When thinking about this we do well to bear in mind that although earlier ideologies do persist within the mental structure of the person as the later ones develop, they do so under repression, the behaviour influenced by them being regarded as trivial, or at best subsidiary. This appears in the way eidodynamics disvalue the eidostatic activities, saying for example that the problem of production has been solved. In a sense it has, but the solution holds good only so long as necessary activities get performed, and the eidodynamics dismiss most of the work now required as boring and repetitive, not worth human attention. Eidodynamics tend to focus upon social affairs rather than upon production, and the task of modifying the natural, physical world to meet human requirements is not, and is not likely to become, so easy that it can be adequately performed in odd moments between more important affairs.

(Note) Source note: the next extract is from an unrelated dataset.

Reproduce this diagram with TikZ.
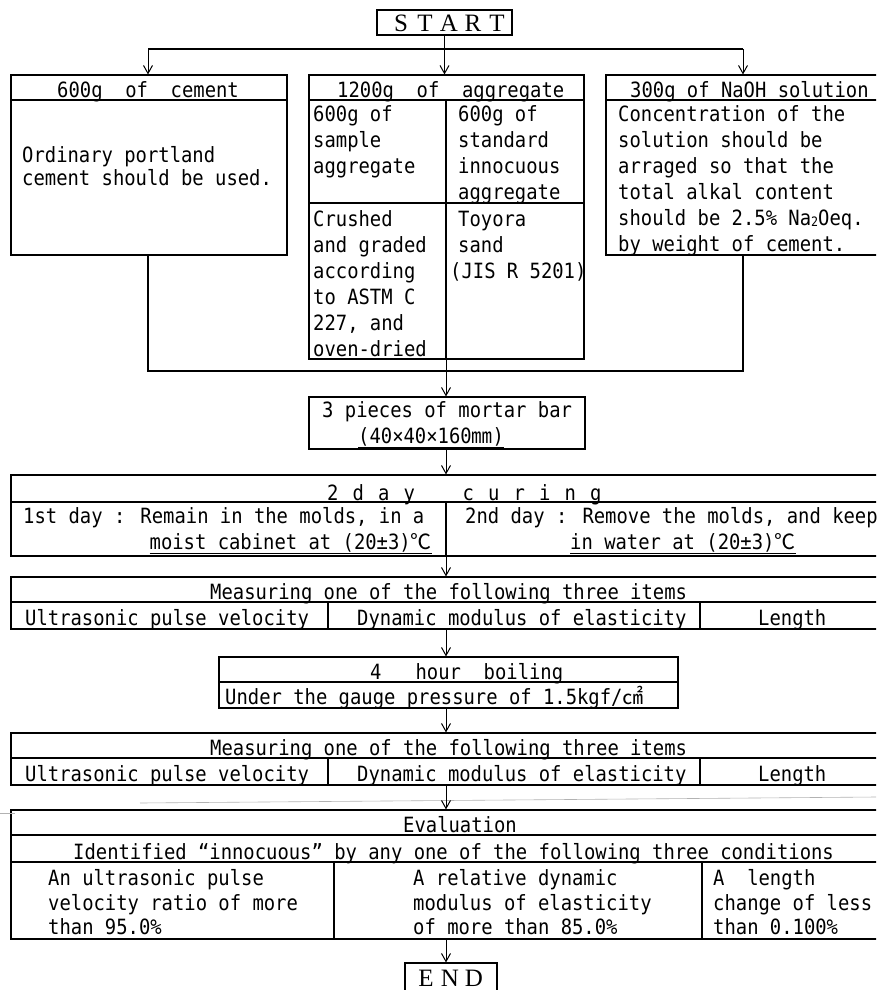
\documentclass[tikz,border=0pt]{standalone}
\usepackage{fontspec}
\usetikzlibrary{arrows.meta,fit}
\newfontfamily\mono[FakeStretch=0.898]{DejaVu Sans Mono}
\newfontfamily\cjk{Noto Sans CJK JP}
\newfontfamily\serifbig{Liberation Serif}
\newcommand\cj[1]{{\cjk #1}}
\newcommand\lsp[1]{\makebox[24pt][c]{#1}}
\newcommand\csp[1]{\makebox[25.5pt][l]{#1}}
\newcommand\subtwo{\raisebox{-1.5pt}{\fontsize{13}{13}\selectfont 2}}
\tikzset{
  box/.style={draw, line width=1.1pt, inner sep=0pt, rectangle},
  ln/.style={line width=1.1pt},
  arr/.style={line width=1pt, -{Straight Barb[length=8pt,width=9pt]}},
  txt/.style={font=\fontsize{21}{26}\selectfont\mono, inner sep=0pt, anchor=base west},
  big/.style={font=\fontsize{25}{25}\selectfont\serifbig, inner sep=0pt, anchor=base},
}
\begin{document}
\begin{tikzpicture}[x=1pt,y=-1pt]
\useasboundingbox (0,0) rectangle (876,990);
\clip (0,0) rectangle (876,990);
\coordinate (ax) at (446,0);
% ---------------- boxes
\node[box, fit={(377,10) (512,35)}] (start) {};
\node[box, fit={(11,75) (287,255)}] (cement) {};
\node[box, fit={(309,75) (584,359)}] (agg) {};
\node[box, fit={(606,75) (900,255)}] (naoh) {};
\node[box, fit={(309,397) (585,449)}] (mortar) {};
\node[box, fit={(11,475) (900,556)}] (cure) {};
\node[box, fit={(11,577) (900,629)}] (meas1) {};
\node[box, fit={(219,657) (678,708)}] (boil) {};
\node[box, fit={(11,733) (900,785)}] (meas2) {};
\node[box, fit={(11,810) (900,939)}] (eval) {};
\node[box, fit={(405,963) (497,1005)}] (end) {};
% ---------------- inner dividers
\draw[ln] (cement.west |- 0,100) -- (cement.east |- 0,100);
\draw[ln] (agg.west |- 0,100) -- (agg.east |- 0,100);
\draw[ln] (naoh.west |- 0,100) -- (naoh.east |- 0,100);
\draw[ln] (446,100) -- (446,0 |- agg.south);
\draw[ln] (agg.west |- 0,203) -- (agg.east |- 0,203);
\draw[ln] (cure.west |- 0,502) -- (cure.east |- 0,502);
\draw[ln] (446,502) -- (446,0 |- cure.south);
\draw[ln] (meas1.west |- 0,602) -- (meas1.east |- 0,602);
\draw[ln] (328,602) -- (328,0 |- meas1.south);
\draw[ln] (700,602) -- (700,0 |- meas1.south);
\draw[ln] (boil.west |- 0,682) -- (boil.east |- 0,682);
\draw[ln] (meas2.west |- 0,758) -- (meas2.east |- 0,758);
\draw[ln] (328,758) -- (328,0 |- meas2.south);
\draw[ln] (700,758) -- (700,0 |- meas2.south);
\draw[ln] (eval.west |- 0,835) -- (eval.east |- 0,835);
\draw[ln] (eval.west |- 0,862) -- (eval.east |- 0,862);
\draw[ln] (334,862) -- (334,0 |- eval.south);
\draw[ln] (702,862) -- (702,0 |- eval.south);
% scan artefact lines
\draw[gray!60, line width=0.6pt] (140,803) -- (876,797);
\draw[gray!60, line width=0.6pt] (0,813) -- (15,813);
% ---------------- connectors
\coordinate (busL) at (148,49);
\coordinate (busR) at (743,49);
\coordinate (joinL) at (148,371);
\coordinate (joinR) at (743,371);
\draw[ln] (busL) -- (busR);
\draw[arr] (start.south) -- (start.south |- agg.north);
\draw[arr] (busL) -- (busL |- cement.north);
\draw[arr] (busR) -- (busR |- naoh.north);
\draw[ln] (joinL |- cement.south) -- (joinL) -- (joinR) -- (joinR |- naoh.south);
\draw[arr] (ax |- agg.south) -- (ax |- mortar.north);
\draw[arr] (ax |- mortar.south) -- (ax |- cure.north);
\draw[arr] (ax |- cure.south) -- (ax |- meas1.north);
\draw[arr] (ax |- meas1.south) -- (ax |- boil.north);
\draw[arr] (ax |- boil.south) -- (ax |- meas2.north);
\draw[arr] (ax |- meas2.south) -- (ax |- eval.north);
\draw[arr] (ax |- eval.south) -- (ax |- end.north);
% ---------------- texts
\node[big] (tstart) at (449,32) {\lsp{S}\lsp{T}\lsp{A}\lsp{R}\lsp{T}};
\node[big] (tend) at (450,986) {\lsp{E}\lsp{N}\lsp{D}};
% cement
\node[txt] (c0) at (57,97) {600g\ \ of\ \ cement};
\node[txt] (c1) at (22,162) {Ordinary portland};
\node[txt] (c2) at (22,185) {cement should be used.};
% aggregate
\node[txt] (a0) at (337,97) {1200g\ \ of\ \ aggregate};
\node[txt] (a1) at (313,121) {600g of};
\node[txt] (a2) at (313,147) {sample};
\node[txt] (a3) at (313,173) {aggregate};
\node[txt] (b1) at (458,121) {600g of};
\node[txt] (b2) at (458,147) {standard};
\node[txt] (b3) at (458,173) {innocuous};
\node[txt] (b4) at (458,199) {aggregate};
\node[txt] (a4) at (313,226) {Crushed};
\node[txt] (a5) at (313,252) {and graded};
\node[txt] (a6) at (313,278) {according};
\node[txt] (a7) at (313,304) {to ASTM C};
\node[txt] (a8) at (313,330) {227, and};
\node[txt] (a9) at (313,356) {oven-dried};
\node[txt] (b5) at (458,226) {Toyora};
\node[txt] (b6) at (458,252) {sand};
\node[txt] (b7) at (450,278) {(JIS R 5201)};
% naoh
\node[txt] (n0) at (630,97) {300g of NaOH solution};
\node[txt] (n1) at (618,121) {Concentration of the};
\node[txt] (n2) at (618,147) {solution should be};
\node[txt] (n3) at (618,173) {arraged so that the};
\node[txt] (n4) at (618,199) {total alkal content};
\node[txt] (n5) at (618,225) {should be 2.5\% Na\subtwo Oeq.};
\node[txt] (n6) at (618,251) {by weight of cement.};
% mortar
\node[txt] (m1) at (322,417) {3 pieces of mortar bar};
\node[txt] (m2) at (358,443) {\underline{(40×40×160\cj{㎜})}};
% curing
\node[txt] (k0) at (327,500) {\csp{2}\csp{d}\csp{a}\csp{y}\hspace{33.5pt}\csp{c}\csp{u}\csp{r}\csp{i}\csp{n}g};
\node[txt] (k1) at (23,523) {1st day : Remain in the molds, in a};
\node[txt, anchor=base east] (k2) at (432,549) {\underline{moist cabinet at (20±3)\cj{℃}}};
\node[txt] (k3) at (465,523) {2nd day : Remove the molds, and keep};
\node[txt] (k4) at (570,549) {\underline{in water at (20±3)\cj{℃}}};
% measuring 1
\node[txt] (p0) at (210,599) {Measuring one of the following three items};
\node[txt] (p1) at (25,625) {Ultrasonic pulse velocity};
\node[txt] (p2) at (357,625) {Dynamic modulus of elasticity};
\node[txt] (p3) at (758,625) {Length};
% boiling
\node[txt] (h0) at (370,679) {4\ \ \ hour\ \ boiling};
\node[txt] (h1) at (225,704) {Under the gauge pressure of 1.5kgf/\cj{㎠}};
% measuring 2
\node[txt] (q0) at (210,755) {Measuring one of the following three items};
\node[txt] (q1) at (25,781) {Ultrasonic pulse velocity};
\node[txt] (q2) at (357,781) {Dynamic modulus of elasticity};
\node[txt] (q3) at (758,781) {Length};
% evaluation
\node[txt] (e0) at (403,832) {Evaluation};
\node[txt] (e1) at (73,859) {Identified “innocuous” by any one of the following three conditions};
\node[txt] (e2) at (48,885) {An ultrasonic pulse};
\node[txt] (e3) at (48,910) {velocity ratio of more};
\node[txt] (e4) at (48,934) {than 95.0\%};
\node[txt] (e5) at (413,885) {A relative dynamic};
\node[txt] (e6) at (413,910) {modulus of elasticity};
\node[txt] (e7) at (413,934) {of more than 85.0\%};
\node[txt] (e8) at (713,885) {A\ \ length};
\node[txt] (e9) at (713,910) {change of less};
\node[txt] (e10) at (713,934) {than 0.100\%};
\end{tikzpicture}
\end{document}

They also tend to reject the eidostatic attitudes towards people, condemning the tendency to gather in large assemblies, to support and applaud leaders, and to enjoy ‘mass’ entertainments. Yet these inclinations provide the ground of community. The critical intellectuality of the eidodynamics plays an essential part in maintaining the social flexibility needed for further development, but when left without a solid body for target, having nothing to work upon but itself, it produces the fragmentation characteristic of the groups at the eidodynamic extreme.

In any case, why should we want to do away with the eidostatic groups? By their own standards they are of higher value than the eidodynamics. There is no absolute criterion by which to judge between the two, and for the eidodynamics to impose their own standards universally, no matter how humane the means, would go against the commitment to freedom they profess.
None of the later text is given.